On a greater scale though, it is interesting to read that Godard is commenting on language more generally. In a strange sense, it seems that he views capitalism as necessarily being a condition of language. His argument, which appears only momentarily, is that if the current system of language is somewhat detrimental, perhaps we need a new language. Although it may be a little difficult to make this comparison, I’m interested in reading Godard’s film in conjunction with Paolo Virno’s work on the multitude. More specifically, I’m interested in reading Godard’s suppositions concerning language in conjunction with Virno’s theories concerning grammar in Grammar of the Multitude and Multitude: between Innovation and Negation. In these texts, Paolo Virno argues that what lies at the heart of any theory of politics and political institutions is a continuing discourse on human singularity. This is to say that Virno is particularly interested in reading theories of political institutions as ultimately being related to various theoretical suppositions concerning that which differentiates man from non-human animals. For Virno’s part, he argues that it is man’s capacity for language which initially encourages the development of political institutions, and thus, it must also be man’s capacity for language that allows man to break with the system. Though Virno’s analysis is much more complex than this, encompassing nearly two books worth of material, one can read that Godard shares some similar concerns for language.

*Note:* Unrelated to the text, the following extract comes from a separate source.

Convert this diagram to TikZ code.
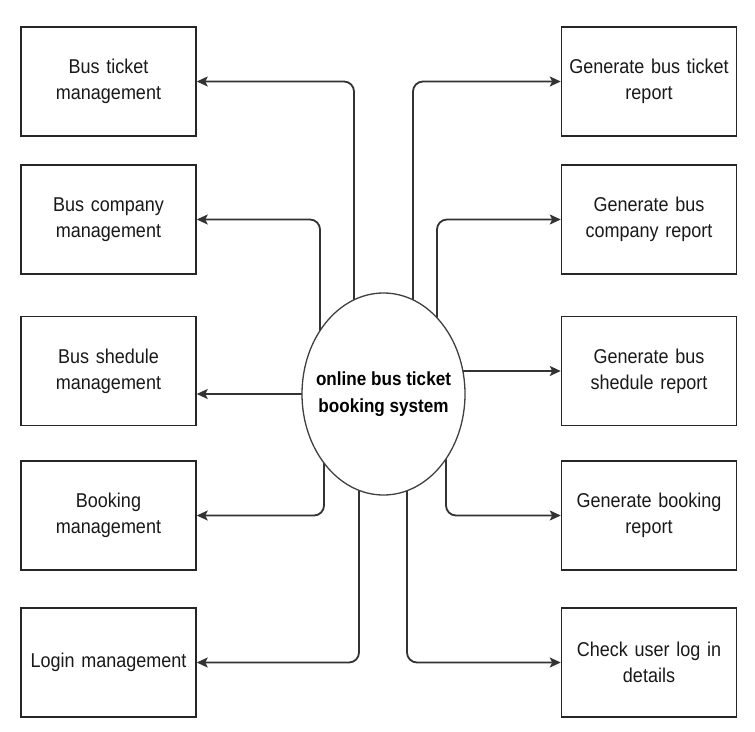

The most important parallel between Godard and Virno is that both argue for a new system of language. Virno, for his part, discusses the capacity that jokes, as a specific linguistic action, have for being highly innovative. He argues that of the two types of jokes, the second has its equivalent in the Exodus; specifically the exodus of the Israelites out of Egypt. Here, Virno suggests that the best method of recourse in an oppressive system of grammar is not to rebel or obey, but rather, to leave the system as a whole. Interestingly, one can read that Godard is alluding to something very similar in the clothing store scenes at the beginning of this film. Though the terms are a little different, I’m interested in what this might mean for an interpretation of Godard’s film. Is it possible that Godard is trying to constitute a new form of grammar or language in order to leave the oppressive binds of a particular system (political or otherwise)? Might it be that Godard’s interest in language is prompted by the increasingly political nature of his texts?